Richardot consoled himself with his quibbles; for quibbles were his daily bread. "Thank God our truce is made," said he, "and we have only lost the sovereignty for twelve years, if after that we have the means or the will to resume the war—whatever Don Pedro de Toledo may say."

Barneveld, on his part, was devoutly and soberly pleased with the result. "To-day we have concluded our negotiations for the truce," he wrote to Aerssens. "We must pray to the Lord God, and we must do our highest duty that our work may redound to his honour and glory, and to the nation's welfare. It is certain that men will make their criticisms upon it according to their humours. But those who love their country, and all honest people who know the condition of the land, will say that it is well done."

Thus modestly, religiously, and sincerely spoke a statesman, who felt that he had accomplished a great work, and that he had indeed brought the commonwealth through the tempest at last.

The republic had secured the India trade. On this point the negotiators had taken refuge in that most useful figure of speech for hard-pressed diplomatists and law-makers—the ellipsis. They had left out the word India, and his Catholic Majesty might persuade himself that by such omission a hemisphere had actually been taken away from the Dutch merchants and navigators.
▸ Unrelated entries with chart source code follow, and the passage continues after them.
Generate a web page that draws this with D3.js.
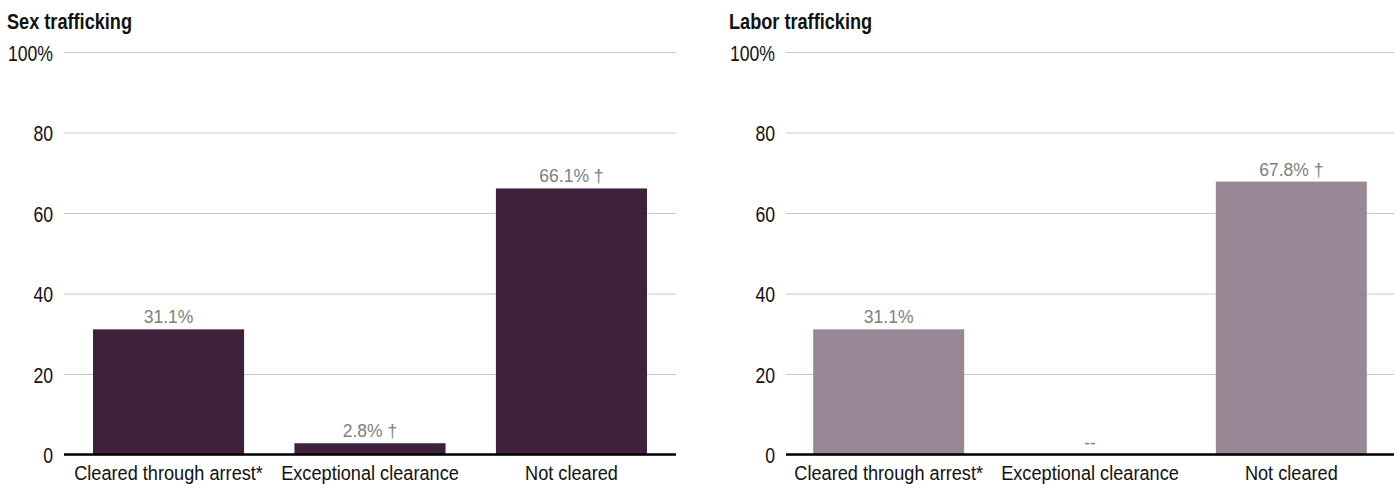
<!DOCTYPE html>
<html>
<head>
<meta charset="utf-8">
<script src="https://cdn.jsdelivr.net/npm/d3@7"></script>
<style>
  body { margin: 0; background: #fff; }
  svg text { font-family: "Liberation Sans", Arial, sans-serif; }
  .grid line { stroke: #c8c8c8; stroke-width: 1px; }
  .grid text { fill: #111; font-size: 22px; }
</style>
</head>
<body>
<svg id="chart" width="1397" height="489"></svg>
<script>
    var categories = ["Cleared through arrest*", "Exceptional clearance", "Not cleared"];
    var sexValues = [31.1, 2.8, 66.1];
    var sexNotes = ["", "†", "†"];
    var laborValues = [31.1, null, 67.8];
    var laborNotes = ["", "", "†"];
    var yTicks = [0, 20, 40, 60, 80, 100];

    var svg = d3.select("#chart");
    var yScale = d3.scaleLinear().domain([0, 100]).range([454.5, 52]);

    // narrow the text horizontally (the original uses a condensed face)
    function squeeze(sel, sx) {
      sel.attr("transform", function() {
        var x = +d3.select(this).attr("x") || 0;
        var y = +d3.select(this).attr("y") || 0;
        return "translate(" + x + "," + y + ") scale(" + sx + ",1)";
      }).attr("x", 0).attr("y", 0);
    }

    function drawPanel(title, values, notes, color, left, right, padOuter) {
      var g = svg.append("g");

      var xScale = d3.scaleBand()
        .domain(categories)
        .range([left, right])
        .paddingInner(0.25)
        .paddingOuter(padOuter);

      // title
      g.append("text")
        .attr("x", left - 57)
        .attr("y", 29)
        .attr("font-size", "22px")
        .attr("font-weight", "bold")
        .attr("fill", "#111")
        .text(title)
        .call(squeeze, 0.825);

      // gridlines + tick labels
      var axis = d3.axisLeft(yScale)
        .tickValues(yTicks)
        .tickSize(-(right - left))
        .tickPadding(11)
        .tickFormat((d) => d === 100 ? d + "%" : d);

      g.append("g")
        .attr("class", "grid")
        .attr("transform", "translate(" + left + ",0)")
        .call(axis)
        .call((a) => a.select(".domain").remove())
        .selectAll(".tick text")
        .attr("dy", null)
        .attr("y", 8.2)
        .call(squeeze, 0.8);

      var rows = categories.map((c, i) => ({cat: c, value: values[i], note: notes[i]}));

      g.selectAll("rect.bar")
        .data(rows.filter((d) => d.value != null))
        .enter().append("rect")
        .attr("class", "bar")
        .attr("x", (d) => xScale(d.cat))
        .attr("width", xScale.bandwidth())
        .attr("y", (d) => yScale(d.value))
        .attr("height", (d) => yScale(0) - yScale(d.value))
        .attr("fill", color);

      // baseline
      g.append("line")
        .attr("x1", left)
        .attr("x2", right)
        .attr("y1", yScale(0))
        .attr("y2", yScale(0))
        .attr("stroke", "#000")
        .attr("stroke-width", 2.5);

      // value labels
      g.selectAll("text.val")
        .data(rows)
        .enter().append("text")
        .attr("class", "val")
        .attr("x", (d) => xScale(d.cat) + xScale.bandwidth() / 2)
        .attr("y", (d) => yScale(d.value == null ? 0 : d.value) - 6)
        .attr("text-anchor", "middle")
        .attr("font-size", "17.5px")
        .attr("fill", "#808080")
        .text((d) => d.value == null ? "--" : d.value.toFixed(1) + "%" + (d.note ? " " + d.note : ""));

      // category labels
      g.selectAll("text.cat")
        .data(categories)
        .enter().append("text")
        .attr("class", "cat")
        .attr("x", (d) => xScale(d) + xScale.bandwidth() / 2)
        .attr("y", 480)
        .attr("text-anchor", "middle")
        .attr("font-size", "21px")
        .attr("fill", "#111")
        .text((d) => d)
        .call(squeeze, 0.865);
    }

    drawPanel("Sex trafficking", sexValues, sexNotes, "#3e213d", 64, 676, 0.144);
    drawPanel("Labor trafficking", laborValues, laborNotes, "#9a8796", 786, 1394, 0.135);
</script>
</body>
</html>
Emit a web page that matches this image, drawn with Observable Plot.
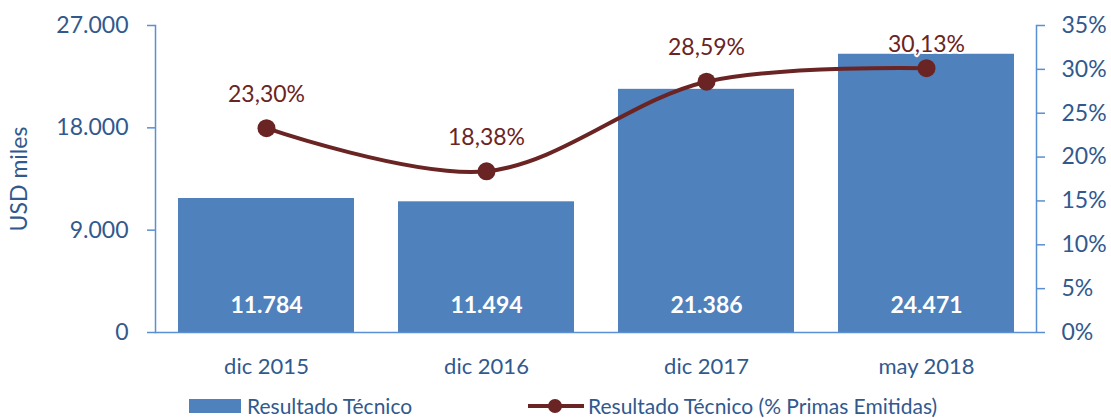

But the whole world saw that Article IV. really contained both the East and West Indies. It hardly needed the secret clause to make assurance doubly sure.

President Richardot was facetiously wont to observe that this point in the treaty was so obscure that he did not understand it himself. But he knew better. He understood it very well. The world understood it very well. The United Provinces had throughout the negotiations ridiculde the idea of being excluded from any part of the old world or, the new by reason of the Borgian grant. All the commissioners knew that the war would be renewed if any attempt were to be seriously made to put up those famous railings around the ocean, of which the Dutch diplomatists spoke in such bitter scorn. The Spanish plenipotentiaries, therefore, had insisted that the word itself should be left out, and that the republic should be forbidden access to territories subject to the crown of Spain. So the Hollanders were thenceforth to deal directly with the kings of Sumatra and the Moluccas, and the republics of Banda, and all the rich commonwealths and principalities of nutmegs; cloves, and indigo, unless, as grew every day more improbable, the Spaniards and Portuguese could exclude them from that traffic by main force. And the Orange flag of the republic was to float with equal facility over all America, from the Isle of Manhattan to the shores of Brazil and the Straits of Magellan, provided Philip had not ships and soldiers to vindicate with the sword that sovereignty which Spanish swords and Spanish genius had once acquired.

As for the Catholic worship, the future was to prove that liberty for the old religion and for all forms of religion was a blessing more surely to flow from the enlightened public sentiment of a free people emerging out of the most tremendous war for liberty ever waged, than from the stipulations of a treaty with a foreign power.

It was characteristic enough of the parties engaged in the great political drama that the republic now requested from France and Great Britain a written recognition of its independence, and that both France and England refused.

It was strange that the new commonwealth, in the very moment of extorting her freedom from the ancient tyranny, should be so unconscious of her strength as to think free papers from neutral powers a boon. As if the sign-manual of James and Henry were a better guarantee than the trophies of the Nassaus, of Heemskerk, of Matelieff, and of Olden-Barneveld!